Deep Learning vs. Machine Learning vs. Pattern Recognition - platz
http://quantombone.blogspot.com/2015/03/deep-learning-vs-machine-learning-vs.html
======
selimthegrim
This is as good a post as any about the theory of why deep learning works so
well - esp. if you know a little about spin models from statistical mechanics

[https://charlesmartin14.wordpress.com/2015/02/26/why-does-
de...](https://charlesmartin14.wordpress.com/2015/02/26/why-does-deep-
learning-work/)

additional flavor:
[http://arxiv.org/pdf/1412.0233.pdf](http://arxiv.org/pdf/1412.0233.pdf)

and slides 16-22 of
[https://docs.google.com/viewer?a=v&pid=sites&srcid=ZGVmYXVsd...](https://docs.google.com/viewer?a=v&pid=sites&srcid=ZGVmYXVsdGRvbWFpbnxrYnJlbnR2ZW5hYmxlfGd4OjQ2MjlhMmZhN2E3MDRhMjY)

------
platz
From the article linked in this post:

> Multiscale convolutional neural networks aren't that much different than the
> feature-based systems of the past. The first level neurons in deep learning
> systems learn to utilize gradients in a way that is similar to hand-crafted
> features such as SIFT and HOG. Objects used to be found in a sliding-window
> fashion, but now it is easier and sexier to think of this operation as
> convolving an image with a filter. Some of the best detection systems used
> to use multiple linear SVMs, combined in some ad-hoc way, and now we are
> essentially using even more of such linear decision boundaries. Deep
> learning systems can be thought of a multiple stages of applying linear
> operators and piping them through a non-linear activation function, but deep
> learning is more similar to a clever combination of linear SVMs than a
> memory-ish Kernel-based learning system.

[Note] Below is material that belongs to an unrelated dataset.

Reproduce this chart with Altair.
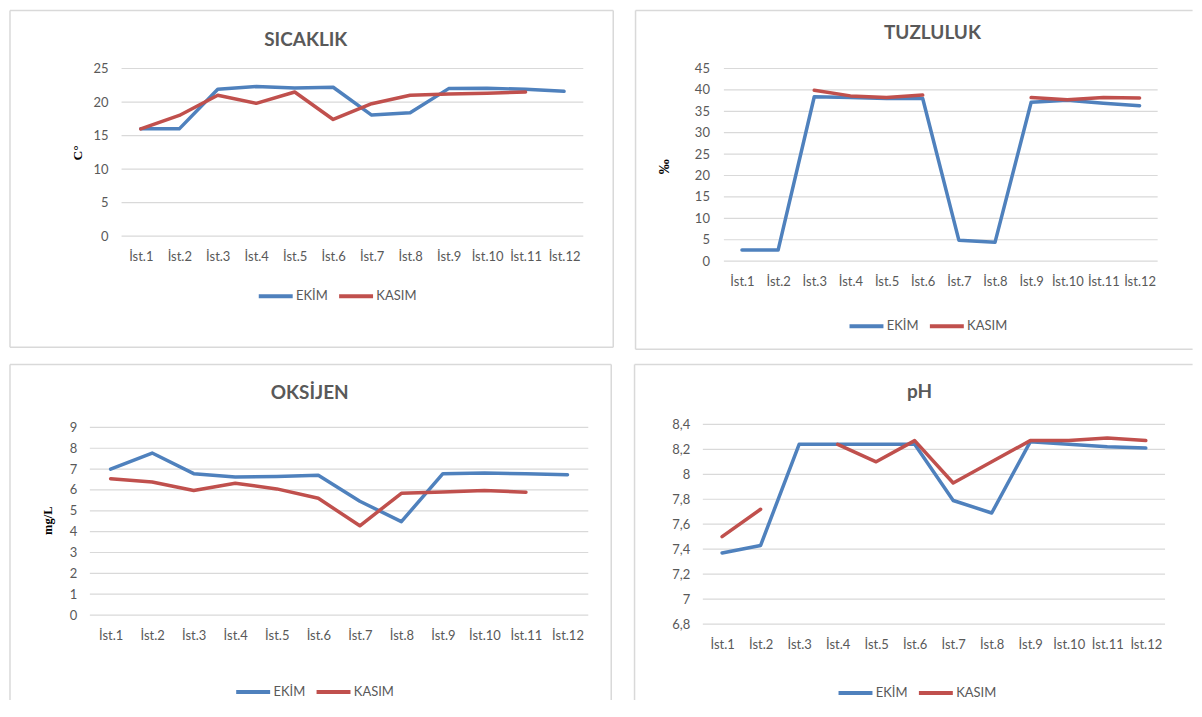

> Features these days aren't engineered by hand. However, architectures of
> Deep systems are still being designed manually -- and it looks like the
> experts are the best at this task. The operations on the inside of both
> classic and modern recognition systems are still very much the same. You
> still need to be clever to play in the game, but now you need a big
> computer. -

> [http://quantombone.blogspot.com/2015/01/from-feature-
> descrip...](http://quantombone.blogspot.com/2015/01/from-feature-
> descriptors-to-deep.html)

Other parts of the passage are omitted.